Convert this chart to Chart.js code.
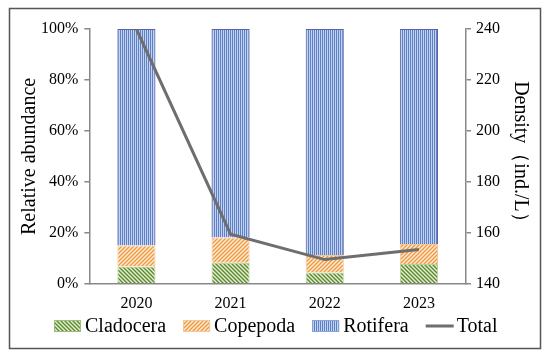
<!DOCTYPE html>
<html>
<head>
<meta charset="utf-8">
<script src="https://cdn.jsdelivr.net/npm/chart.js@4"></script>
<style>
  body { margin: 0; background: #fff; }
  #wrap { width: 550px; height: 359px; position: relative; }
</style>
</head>
<body>
<div id="wrap"><canvas id="myChart" width="550" height="359"></canvas></div>
<script>
const years = ['2020', '2021', '2022', '2023'];
const cladocera = [6.8, 8.3, 4.4, 7.8];
const copepoda = [8.2, 9.9, 6.9, 7.8];
const rotifera = [85.0, 81.8, 88.7, 84.4];
const total = [240, 159.5, 149.5, 153.5];
const pctTicks = [0, 20, 40, 60, 80, 100];
const densityTicks = [140, 160, 180, 200, 220, 240];

const font = 'Liberation Serif';

// hatch patterns
function makePattern(kind) {
    const c = document.createElement('canvas');
    const g = c.getContext('2d');
    if (kind === 'rot') {
        c.width = 2; c.height = 2;
        g.fillStyle = '#c2d4ef';
        g.fillRect(0, 0, 2, 2);
        g.fillStyle = '#5f80c6';
        g.fillRect(0, 0, 1, 2);
    } else {
        c.width = 4; c.height = 4;
        g.fillStyle = kind === 'clad' ? '#e6efd6' : '#fcecd2';
        g.fillRect(0, 0, 4, 4);
        g.strokeStyle = kind === 'clad' ? '#5a8a2c' : '#ee9a44';
        g.lineWidth = 1.4;
        g.beginPath();
        if (kind === 'clad') {
            g.moveTo(-1, -1); g.lineTo(5, 5);
            g.moveTo(-1, 3); g.lineTo(1, 5);
            g.moveTo(3, -1); g.lineTo(5, 1);
        } else {
            g.moveTo(-1, 5); g.lineTo(5, -1);
            g.moveTo(-1, 1); g.lineTo(1, -1);
            g.moveTo(3, 5); g.lineTo(5, 3);
        }
        g.stroke();
    }
    return g.createPattern(c, 'repeat');
}

const ctx = document.getElementById('myChart');
const pClad = makePattern('clad');
const pCope = makePattern('cope');
const pRot = makePattern('rot');

const framePlugin = {
    id: 'frame',
    beforeDraw(chart) {
        const c = chart.ctx;
        c.save();
        c.fillStyle = '#fff';
        c.fillRect(0, 0, chart.width, chart.height);
        c.strokeStyle = '#555';
        c.lineWidth = 1.5;
        c.strokeRect(9.5, 8.5, 531, 340);
        c.restore();
    }
};

// legend drawn by hand so the spacing matches the original
const legendPlugin = {
    id: 'bottomLegend',
    afterDraw(chart) {
        const c = chart.ctx;
        const dsets = chart.data.datasets;
        const cy = 326;
        c.save();
        c.font = '20px "' + font + '"';
        c.textBaseline = 'middle';
        c.fillStyle = '#000';
        let widths = dsets.map(ds => 31 + c.measureText(ds.label).width);
        let totalW = widths.reduce((a, b) => a + b, 0) + 17 * (dsets.length - 1);
        let x = Math.round(276 - totalW / 2);
        dsets.forEach(function (ds, i) {
            if (ds.type === 'line') {
                c.fillStyle = ds.borderColor;
                c.fillRect(x, cy - 1.5, 28, 3);
            } else {
                c.fillStyle = ds.backgroundColor;
                c.fillRect(x, cy - 6, 27, 12);
                c.strokeStyle = ds.legendBorder;
                c.lineWidth = 1;
                c.strokeRect(x + 0.5, cy - 5.5, 26, 11);
            }
            c.fillStyle = '#000';
            c.fillText(ds.label, x + 31, cy + 1);
            x += widths[i] + 17;
        });
        c.restore();
    }
};

new Chart(ctx, {
    type: 'bar',
    data: {
        labels: years,
        datasets: [
            {
                label: 'Cladocera',
                data: cladocera,
                backgroundColor: pClad,
                borderColor: '#b7d39a',
                borderWidth: 1,
                yAxisID: 'y',
                order: 1,
                legendBorder: '#9bbf78'
            },
            {
                label: 'Copepoda',
                data: copepoda,
                backgroundColor: pCope,
                borderColor: '#f3c79a',
                borderWidth: 1,
                yAxisID: 'y',
                order: 1,
                legendBorder: '#f3c79a'
            },
            {
                label: 'Rotifera',
                data: rotifera,
                backgroundColor: pRot,
                borderColor: '#5a64a4',
                borderWidth: 1,
                yAxisID: 'y',
                order: 1,
                legendBorder: '#8aa6d6'
            },
            {
                type: 'line',
                label: 'Total',
                data: total,
                borderColor: '#6e6e6e',
                borderWidth: 3,
                pointRadius: 0,
                tension: 0,
                yAxisID: 'y1',
                order: 0
            }
        ]
    },
    options: {
        responsive: false,
        animation: false,
        layout: { padding: { left: 7, right: 17, top: 29, bottom: 44 } },
        datasets: {
            bar: { barPercentage: 0.405, categoryPercentage: 1.0 }
        },
        plugins: {
            tooltip: { enabled: false },
            legend: { display: false }
        },
        scales: {
            x: {
                stacked: true,
                grid: { display: false },
                border: { color: '#888', width: 1.5 },
                ticks: { color: '#000', font: { family: font, size: 16 }, padding: 2 }
            },
            y: {
                stacked: true,
                min: 0,
                max: 100,
                afterBuildTicks: function (axis) {
                    axis.ticks = pctTicks.map(v => ({ value: v }));
                },
                grid: { drawOnChartArea: false, drawTicks: true, tickLength: 5, color: '#888', lineWidth: 1.5 },
                border: { color: '#888', width: 1.5 },
                ticks: {
                    color: '#000',
                    font: { family: font, size: 16 },
                    padding: 6,
                    callback: v => v + '%'
                },
                title: {
                    display: true,
                    text: 'Relative abundance',
                    color: '#000',
                    font: { family: font, size: 20 },
                    padding: { top: 11, bottom: -7 }
                }
            },
            y1: {
                position: 'right',
                min: 140,
                max: 240,
                afterBuildTicks: function (axis) {
                    axis.ticks = densityTicks.map(v => ({ value: v }));
                },
                grid: { drawOnChartArea: false, drawTicks: true, tickLength: 5, color: '#888', lineWidth: 1.5 },
                border: { color: '#888', width: 1.5 },
                ticks: { color: '#000', font: { family: font, size: 16 }, padding: 5 },
                title: {
                    display: true,
                    text: 'Density（ind./L）',
                    color: '#000',
                    font: { family: font, size: 20 },
                    padding: { top: 1, bottom: 3 }
                }
            }
        }
    },
    plugins: [framePlugin, legendPlugin]
});
</script>
</body>
</html>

--- --- ---

§ Problem description:
Up to and including the line with "const font = 'Liberation Serif';", copy the data above from its first line. Skip pictures.

§ Right answer:
Convert this chart to Chart.js code.
<!DOCTYPE html>
<html>
<head>
<meta charset="utf-8">
<script src="https://cdn.jsdelivr.net/npm/chart.js@4"></script>
<style>
  body { margin: 0; background: #fff; }
  #wrap { width: 550px; height: 359px; position: relative; }
</style>
</head>
<body>
<div id="wrap"><canvas id="myChart" width="550" height="359"></canvas></div>
<script>
const years = ['2020', '2021', '2022', '2023'];
const cladocera = [6.8, 8.3, 4.4, 7.8];
const copepoda = [8.2, 9.9, 6.9, 7.8];
const rotifera = [85.0, 81.8, 88.7, 84.4];
const total = [240, 159.5, 149.5, 153.5];
const pctTicks = [0, 20, 40, 60, 80, 100];
const densityTicks = [140, 160, 180, 200, 220, 240];

const font = 'Liberation Serif';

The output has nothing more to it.